Мои коллеги работают с матерью детей в больнице. Я работаю с тем самым родственником, который получил травмы на пожаре. Это сводный брат погибших детей от какого-то другого брака, ему уже семнадцать лет. Ожоги несильные, но одна рука забинтована: там помимо ожогов еще и порезы – разбивал окно, когда проникал в горящий дом. Парень этот держится, беседую с ним.
День пролетел быстро. Мы заселяемся в гостиницу. Завтра будет новый тяжелый день, и каждый из нас по-своему готовится к нему, настраивая себя.
Утро. Едем прямиком в морг. Я не люблю морги и их запах, я не люблю сопровождать процедуру опознания и выдачу тел погибших, но я часто попадаю именно на этот участок работы. Это мой второй выезд на происшествие с погибшими детьми. На первом было трое погибших, на этом – семеро. И мы работаем на таком происшествии, которое проходит у нас по сводкам как «пожар в жилом доме в (указывается населенный пункт) с семью погибшими детьми».
К зданию морга в назначенное время прибыл отец одних детей, родителей других, которых я видел в наручниках, привезли тоже.
Нам нужно зайти и посмотреть, можно ли предъявлять тела, готовы ли они для предъявления. Но никто из нас откровенно не хочет этого делать – мы стоим под высоким дубом, желуди которого обсыпали все вокруг, и всячески откладываем момент.
– Можно мы посмотрим перед опознанием? – спрашиваем у сотрудника морга в длинных черных резиновых перчатках.
Перед помещением, где находятся тела детей, лежит мужской труп. Мы просим работников морга временно накрыть его чем-то, пока будет проходить опознание.
Мы проходим дальше в совсем небольшое помещение, в котором нет ничего кроме нескольких длинных металлических столов. На столах семь тел погибших. Они лежат словно куклы разных размеров, с которыми кто-то наигрался и бросил здесь, на эти металлические столы.
Возле входа в здание уже стоит следователь – он тоже будет сопровождать опознание, у него свои задачи, у нас – свои.

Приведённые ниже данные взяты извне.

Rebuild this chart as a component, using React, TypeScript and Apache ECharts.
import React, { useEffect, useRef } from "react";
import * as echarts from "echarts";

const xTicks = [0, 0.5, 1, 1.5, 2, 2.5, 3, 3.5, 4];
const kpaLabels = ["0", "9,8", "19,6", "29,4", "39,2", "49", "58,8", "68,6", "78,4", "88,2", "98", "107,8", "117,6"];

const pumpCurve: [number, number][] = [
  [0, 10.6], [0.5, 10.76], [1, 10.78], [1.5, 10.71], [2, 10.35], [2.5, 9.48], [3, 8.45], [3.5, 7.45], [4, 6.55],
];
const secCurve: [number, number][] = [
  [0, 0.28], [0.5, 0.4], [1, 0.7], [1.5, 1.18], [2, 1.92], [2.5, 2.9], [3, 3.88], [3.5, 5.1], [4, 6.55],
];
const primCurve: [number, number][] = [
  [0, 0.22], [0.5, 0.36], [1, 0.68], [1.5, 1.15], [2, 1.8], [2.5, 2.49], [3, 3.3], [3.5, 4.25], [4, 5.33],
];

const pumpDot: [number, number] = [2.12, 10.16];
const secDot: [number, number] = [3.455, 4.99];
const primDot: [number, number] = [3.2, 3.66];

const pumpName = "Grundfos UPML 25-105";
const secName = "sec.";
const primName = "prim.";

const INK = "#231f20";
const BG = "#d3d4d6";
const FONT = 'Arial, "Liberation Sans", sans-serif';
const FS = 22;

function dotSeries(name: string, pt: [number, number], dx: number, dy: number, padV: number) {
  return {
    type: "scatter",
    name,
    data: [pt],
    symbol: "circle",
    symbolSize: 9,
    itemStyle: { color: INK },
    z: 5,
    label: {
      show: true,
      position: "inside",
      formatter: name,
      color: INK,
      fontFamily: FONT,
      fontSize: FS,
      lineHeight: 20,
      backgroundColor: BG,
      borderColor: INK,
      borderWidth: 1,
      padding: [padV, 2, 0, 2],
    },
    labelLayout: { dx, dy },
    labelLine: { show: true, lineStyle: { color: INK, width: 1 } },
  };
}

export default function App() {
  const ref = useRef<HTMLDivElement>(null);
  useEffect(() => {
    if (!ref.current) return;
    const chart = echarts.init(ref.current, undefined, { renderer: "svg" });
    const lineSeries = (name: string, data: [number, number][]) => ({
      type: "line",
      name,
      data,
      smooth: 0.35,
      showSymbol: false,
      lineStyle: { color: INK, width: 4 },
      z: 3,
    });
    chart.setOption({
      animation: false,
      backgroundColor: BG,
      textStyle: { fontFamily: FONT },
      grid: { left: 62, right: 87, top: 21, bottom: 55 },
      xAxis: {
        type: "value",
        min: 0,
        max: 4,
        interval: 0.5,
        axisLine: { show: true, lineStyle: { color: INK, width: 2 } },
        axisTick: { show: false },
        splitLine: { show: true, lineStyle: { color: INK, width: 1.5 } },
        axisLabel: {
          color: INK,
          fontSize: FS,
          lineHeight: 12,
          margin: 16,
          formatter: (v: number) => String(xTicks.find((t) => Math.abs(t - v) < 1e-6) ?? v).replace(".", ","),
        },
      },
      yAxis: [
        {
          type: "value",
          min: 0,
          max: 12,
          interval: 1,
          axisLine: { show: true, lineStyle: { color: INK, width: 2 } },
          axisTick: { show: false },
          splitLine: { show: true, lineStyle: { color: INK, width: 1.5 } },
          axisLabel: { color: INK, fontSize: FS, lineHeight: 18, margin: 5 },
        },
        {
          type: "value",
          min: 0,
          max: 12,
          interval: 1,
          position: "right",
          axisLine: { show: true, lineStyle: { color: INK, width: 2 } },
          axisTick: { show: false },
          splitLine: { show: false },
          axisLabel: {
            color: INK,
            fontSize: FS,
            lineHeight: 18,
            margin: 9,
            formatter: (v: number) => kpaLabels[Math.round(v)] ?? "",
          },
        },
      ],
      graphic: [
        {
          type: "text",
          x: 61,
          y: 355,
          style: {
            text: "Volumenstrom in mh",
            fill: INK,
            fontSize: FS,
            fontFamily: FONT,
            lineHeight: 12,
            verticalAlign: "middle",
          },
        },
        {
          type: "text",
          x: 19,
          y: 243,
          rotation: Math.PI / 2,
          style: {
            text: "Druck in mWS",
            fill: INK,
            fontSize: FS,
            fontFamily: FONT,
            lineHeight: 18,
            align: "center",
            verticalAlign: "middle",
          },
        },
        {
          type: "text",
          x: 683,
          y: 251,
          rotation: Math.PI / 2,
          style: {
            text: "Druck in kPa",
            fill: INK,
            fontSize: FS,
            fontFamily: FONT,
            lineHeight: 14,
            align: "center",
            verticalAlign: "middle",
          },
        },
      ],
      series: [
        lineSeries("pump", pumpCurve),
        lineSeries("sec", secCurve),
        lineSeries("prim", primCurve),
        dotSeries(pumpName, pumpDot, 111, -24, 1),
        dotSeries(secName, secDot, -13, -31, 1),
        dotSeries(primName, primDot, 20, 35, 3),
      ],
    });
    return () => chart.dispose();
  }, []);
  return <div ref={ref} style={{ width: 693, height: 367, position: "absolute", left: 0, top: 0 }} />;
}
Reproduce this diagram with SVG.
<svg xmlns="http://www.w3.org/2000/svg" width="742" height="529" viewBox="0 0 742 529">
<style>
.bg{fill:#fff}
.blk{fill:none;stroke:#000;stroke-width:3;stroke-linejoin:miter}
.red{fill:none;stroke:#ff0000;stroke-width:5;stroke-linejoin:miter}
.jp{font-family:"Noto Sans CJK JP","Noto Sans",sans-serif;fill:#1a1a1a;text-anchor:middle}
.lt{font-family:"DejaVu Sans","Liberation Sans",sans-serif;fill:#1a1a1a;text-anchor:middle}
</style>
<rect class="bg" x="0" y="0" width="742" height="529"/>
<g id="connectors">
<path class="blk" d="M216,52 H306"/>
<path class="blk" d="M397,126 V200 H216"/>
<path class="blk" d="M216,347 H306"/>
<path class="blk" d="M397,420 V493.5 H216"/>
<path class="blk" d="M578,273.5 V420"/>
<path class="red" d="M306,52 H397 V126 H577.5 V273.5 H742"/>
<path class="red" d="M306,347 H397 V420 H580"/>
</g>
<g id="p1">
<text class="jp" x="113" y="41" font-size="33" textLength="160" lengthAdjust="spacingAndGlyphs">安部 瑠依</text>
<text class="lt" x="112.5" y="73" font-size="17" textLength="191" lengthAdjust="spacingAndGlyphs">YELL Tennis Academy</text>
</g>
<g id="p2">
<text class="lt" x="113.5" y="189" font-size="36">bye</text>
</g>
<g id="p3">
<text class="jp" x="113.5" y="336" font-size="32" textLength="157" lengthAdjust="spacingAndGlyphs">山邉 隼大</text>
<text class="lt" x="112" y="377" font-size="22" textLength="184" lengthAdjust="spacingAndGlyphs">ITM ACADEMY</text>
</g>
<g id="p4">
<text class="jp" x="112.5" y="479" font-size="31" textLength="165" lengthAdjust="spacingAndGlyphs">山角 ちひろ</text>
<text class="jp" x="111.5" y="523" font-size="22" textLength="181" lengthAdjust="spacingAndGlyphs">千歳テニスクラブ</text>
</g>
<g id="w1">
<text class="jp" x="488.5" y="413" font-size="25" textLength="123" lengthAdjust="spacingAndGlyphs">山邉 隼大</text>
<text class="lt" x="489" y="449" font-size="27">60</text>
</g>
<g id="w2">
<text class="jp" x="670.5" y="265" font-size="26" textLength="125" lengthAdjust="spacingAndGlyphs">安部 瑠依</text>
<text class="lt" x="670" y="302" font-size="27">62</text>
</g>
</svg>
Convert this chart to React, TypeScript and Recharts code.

Я беру под руку одну из матерей погибших и завожу ее внутрь. Я иду слева от нее – так мне будет удобнее ее ловить, если она начнет падать, и легче выводить ее обратно на улицу, если она начнет кидаться к телам детей. Это две частые реакции людей во время подобной процедуры. Моя коллега Екатерина Бабкина идет здесь же и точно так же ведет другую мать детей. Мы проходим мимо накрытого по нашей просьбе тела мужчины и заходим в тесное помещение. Следователь с черной папкой в руках уже здесь, он держит ручку в готовности что-то записывать.
Начинается плач. Женщина, которую я держу под руку, заваливается вбок, я помогаю ей стать на ноги. Следователь пытается что-то говорить, но его реально не слышно, по крайней мере, мне. Плач женщин усиливается, и следователь переходит на крик.
– Это ваши дети? Это ваши дети? – перекрикивает он громкий и неистовый женский плач.